>> start

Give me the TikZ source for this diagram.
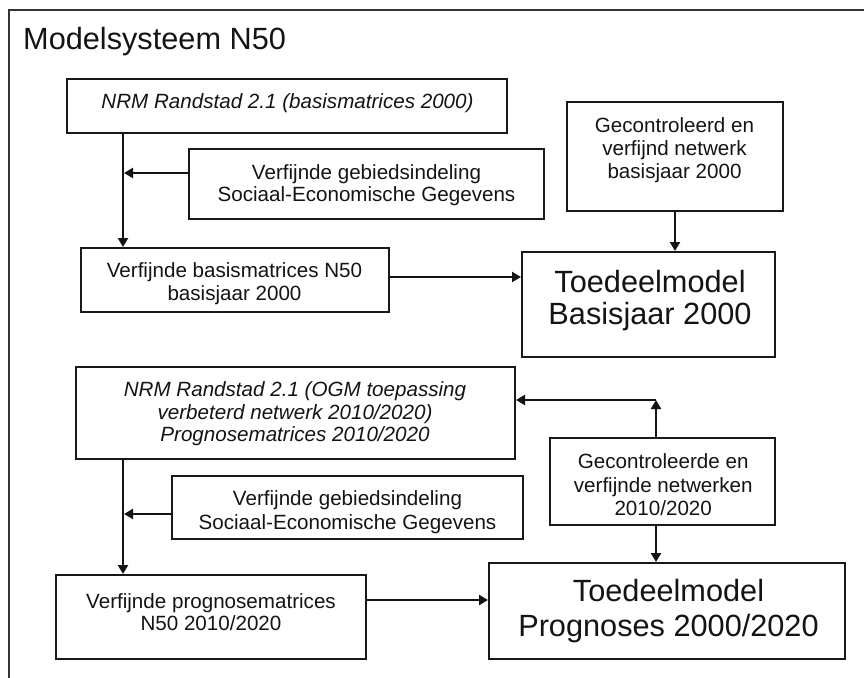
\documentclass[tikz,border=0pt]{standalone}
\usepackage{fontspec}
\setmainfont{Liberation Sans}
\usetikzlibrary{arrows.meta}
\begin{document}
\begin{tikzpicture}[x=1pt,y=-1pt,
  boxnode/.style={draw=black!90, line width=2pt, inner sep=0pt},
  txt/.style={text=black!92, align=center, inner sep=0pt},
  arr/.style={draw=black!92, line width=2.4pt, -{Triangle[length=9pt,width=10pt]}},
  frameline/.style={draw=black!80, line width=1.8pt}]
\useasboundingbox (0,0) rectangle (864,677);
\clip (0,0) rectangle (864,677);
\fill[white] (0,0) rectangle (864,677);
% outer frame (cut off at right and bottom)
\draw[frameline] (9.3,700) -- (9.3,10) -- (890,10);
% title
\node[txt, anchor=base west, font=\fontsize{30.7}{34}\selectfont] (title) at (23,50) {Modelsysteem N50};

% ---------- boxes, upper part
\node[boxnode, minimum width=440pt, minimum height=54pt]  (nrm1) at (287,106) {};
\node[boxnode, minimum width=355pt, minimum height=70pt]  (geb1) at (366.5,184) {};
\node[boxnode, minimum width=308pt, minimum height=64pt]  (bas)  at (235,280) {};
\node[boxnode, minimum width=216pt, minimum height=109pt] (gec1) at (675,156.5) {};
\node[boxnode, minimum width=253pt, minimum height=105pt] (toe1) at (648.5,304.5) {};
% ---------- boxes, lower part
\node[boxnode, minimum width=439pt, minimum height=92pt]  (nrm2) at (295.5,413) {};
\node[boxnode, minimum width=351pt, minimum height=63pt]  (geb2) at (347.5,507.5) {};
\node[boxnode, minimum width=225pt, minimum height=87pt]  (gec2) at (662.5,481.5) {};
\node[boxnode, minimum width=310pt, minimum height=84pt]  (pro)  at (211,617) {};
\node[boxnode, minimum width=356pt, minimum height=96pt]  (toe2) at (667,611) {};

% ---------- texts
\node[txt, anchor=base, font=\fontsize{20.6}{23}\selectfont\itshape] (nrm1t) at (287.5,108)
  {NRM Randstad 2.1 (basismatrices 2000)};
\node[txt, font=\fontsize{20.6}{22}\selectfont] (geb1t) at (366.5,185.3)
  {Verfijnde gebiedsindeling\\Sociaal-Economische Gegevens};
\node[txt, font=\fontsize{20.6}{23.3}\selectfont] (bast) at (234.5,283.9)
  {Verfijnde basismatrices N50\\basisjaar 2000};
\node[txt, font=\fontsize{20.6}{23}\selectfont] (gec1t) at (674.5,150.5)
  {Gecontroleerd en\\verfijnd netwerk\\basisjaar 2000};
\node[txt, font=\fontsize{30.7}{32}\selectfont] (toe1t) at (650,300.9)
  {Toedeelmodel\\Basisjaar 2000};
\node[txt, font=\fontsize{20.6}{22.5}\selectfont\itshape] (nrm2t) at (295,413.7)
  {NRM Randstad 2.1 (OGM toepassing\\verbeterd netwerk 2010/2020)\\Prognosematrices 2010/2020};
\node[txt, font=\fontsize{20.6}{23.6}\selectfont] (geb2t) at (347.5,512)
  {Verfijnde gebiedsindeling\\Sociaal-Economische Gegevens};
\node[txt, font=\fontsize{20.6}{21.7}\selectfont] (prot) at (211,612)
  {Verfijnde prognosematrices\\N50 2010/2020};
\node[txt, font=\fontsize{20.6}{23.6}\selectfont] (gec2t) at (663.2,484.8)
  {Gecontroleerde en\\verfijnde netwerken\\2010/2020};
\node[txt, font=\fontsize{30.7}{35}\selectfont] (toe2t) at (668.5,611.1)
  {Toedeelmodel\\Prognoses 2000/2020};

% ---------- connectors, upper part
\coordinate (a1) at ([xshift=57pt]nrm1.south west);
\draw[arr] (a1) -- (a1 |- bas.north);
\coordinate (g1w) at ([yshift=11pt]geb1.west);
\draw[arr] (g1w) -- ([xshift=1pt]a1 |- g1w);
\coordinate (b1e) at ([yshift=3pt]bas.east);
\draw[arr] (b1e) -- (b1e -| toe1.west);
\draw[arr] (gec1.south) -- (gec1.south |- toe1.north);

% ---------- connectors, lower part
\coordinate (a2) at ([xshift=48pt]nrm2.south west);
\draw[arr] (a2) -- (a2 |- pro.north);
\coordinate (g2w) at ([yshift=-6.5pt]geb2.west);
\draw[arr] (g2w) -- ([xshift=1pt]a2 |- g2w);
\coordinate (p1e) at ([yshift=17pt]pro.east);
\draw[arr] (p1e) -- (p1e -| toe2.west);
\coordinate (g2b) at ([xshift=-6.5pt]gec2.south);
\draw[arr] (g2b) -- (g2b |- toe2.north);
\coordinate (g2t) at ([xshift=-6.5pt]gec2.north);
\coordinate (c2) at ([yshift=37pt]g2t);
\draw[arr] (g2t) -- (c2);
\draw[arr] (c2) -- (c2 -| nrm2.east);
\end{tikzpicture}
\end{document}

>> end

▶ [Given task]
Repeat the material above word for word, please, apart from its images.

▶ [Solved exercise]
Give me the TikZ source for this diagram.
\documentclass[tikz,border=0pt]{standalone}
\usepackage{fontspec}
\setmainfont{Liberation Sans}
\usetikzlibrary{arrows.meta}
\begin{document}
\begin{tikzpicture}[x=1pt,y=-1pt,
  boxnode/.style={draw=black!90, line width=2pt, inner sep=0pt},
  txt/.style={text=black!92, align=center, inner sep=0pt},
  arr/.style={draw=black!92, line width=2.4pt, -{Triangle[length=9pt,width=10pt]}},
  frameline/.style={draw=black!80, line width=1.8pt}]
\useasboundingbox (0,0) rectangle (864,677);
\clip (0,0) rectangle (864,677);
\fill[white] (0,0) rectangle (864,677);
% outer frame (cut off at right and bottom)
\draw[frameline] (9.3,700) -- (9.3,10) -- (890,10);
% title
\node[txt, anchor=base west, font=\fontsize{30.7}{34}\selectfont] (title) at (23,50) {Modelsysteem N50};

% ---------- boxes, upper part
\node[boxnode, minimum width=440pt, minimum height=54pt]  (nrm1) at (287,106) {};
\node[boxnode, minimum width=355pt, minimum height=70pt]  (geb1) at (366.5,184) {};
\node[boxnode, minimum width=308pt, minimum height=64pt]  (bas)  at (235,280) {};
\node[boxnode, minimum width=216pt, minimum height=109pt] (gec1) at (675,156.5) {};
\node[boxnode, minimum width=253pt, minimum height=105pt] (toe1) at (648.5,304.5) {};
% ---------- boxes, lower part
\node[boxnode, minimum width=439pt, minimum height=92pt]  (nrm2) at (295.5,413) {};
\node[boxnode, minimum width=351pt, minimum height=63pt]  (geb2) at (347.5,507.5) {};
\node[boxnode, minimum width=225pt, minimum height=87pt]  (gec2) at (662.5,481.5) {};
\node[boxnode, minimum width=310pt, minimum height=84pt]  (pro)  at (211,617) {};
\node[boxnode, minimum width=356pt, minimum height=96pt]  (toe2) at (667,611) {};

% ---------- texts
\node[txt, anchor=base, font=\fontsize{20.6}{23}\selectfont\itshape] (nrm1t) at (287.5,108)
  {NRM Randstad 2.1 (basismatrices 2000)};
\node[txt, font=\fontsize{20.6}{22}\selectfont] (geb1t) at (366.5,185.3)
  {Verfijnde gebiedsindeling\\Sociaal-Economische Gegevens};
\node[txt, font=\fontsize{20.6}{23.3}\selectfont] (bast) at (234.5,283.9)
  {Verfijnde basismatrices N50\\basisjaar 2000};
\node[txt, font=\fontsize{20.6}{23}\selectfont] (gec1t) at (674.5,150.5)
  {Gecontroleerd en\\verfijnd netwerk\\basisjaar 2000};
\node[txt, font=\fontsize{30.7}{32}\selectfont] (toe1t) at (650,300.9)
  {Toedeelmodel\\Basisjaar 2000};
\node[txt, font=\fontsize{20.6}{22.5}\selectfont\itshape] (nrm2t) at (295,413.7)
  {NRM Randstad 2.1 (OGM toepassing\\verbeterd netwerk 2010/2020)\\Prognosematrices 2010/2020};
\node[txt, font=\fontsize{20.6}{23.6}\selectfont] (geb2t) at (347.5,512)
  {Verfijnde gebiedsindeling\\Sociaal-Economische Gegevens};
\node[txt, font=\fontsize{20.6}{21.7}\selectfont] (prot) at (211,612)
  {Verfijnde prognosematrices\\N50 2010/2020};
\node[txt, font=\fontsize{20.6}{23.6}\selectfont] (gec2t) at (663.2,484.8)
  {Gecontroleerde en\\verfijnde netwerken\\2010/2020};
\node[txt, font=\fontsize{30.7}{35}\selectfont] (toe2t) at (668.5,611.1)
  {Toedeelmodel\\Prognoses 2000/2020};

% ---------- connectors, upper part
\coordinate (a1) at ([xshift=57pt]nrm1.south west);
\draw[arr] (a1) -- (a1 |- bas.north);
\coordinate (g1w) at ([yshift=11pt]geb1.west);
\draw[arr] (g1w) -- ([xshift=1pt]a1 |- g1w);
\coordinate (b1e) at ([yshift=3pt]bas.east);
\draw[arr] (b1e) -- (b1e -| toe1.west);
\draw[arr] (gec1.south) -- (gec1.south |- toe1.north);

% ---------- connectors, lower part
\coordinate (a2) at ([xshift=48pt]nrm2.south west);
\draw[arr] (a2) -- (a2 |- pro.north);
\coordinate (g2w) at ([yshift=-6.5pt]geb2.west);
\draw[arr] (g2w) -- ([xshift=1pt]a2 |- g2w);
\coordinate (p1e) at ([yshift=17pt]pro.east);
\draw[arr] (p1e) -- (p1e -| toe2.west);
\coordinate (g2b) at ([xshift=-6.5pt]gec2.south);
\draw[arr] (g2b) -- (g2b |- toe2.north);
\coordinate (g2t) at ([xshift=-6.5pt]gec2.north);
\coordinate (c2) at ([yshift=37pt]g2t);
\draw[arr] (g2t) -- (c2);
\draw[arr] (c2) -- (c2 -| nrm2.east);
\end{tikzpicture}
\end{document}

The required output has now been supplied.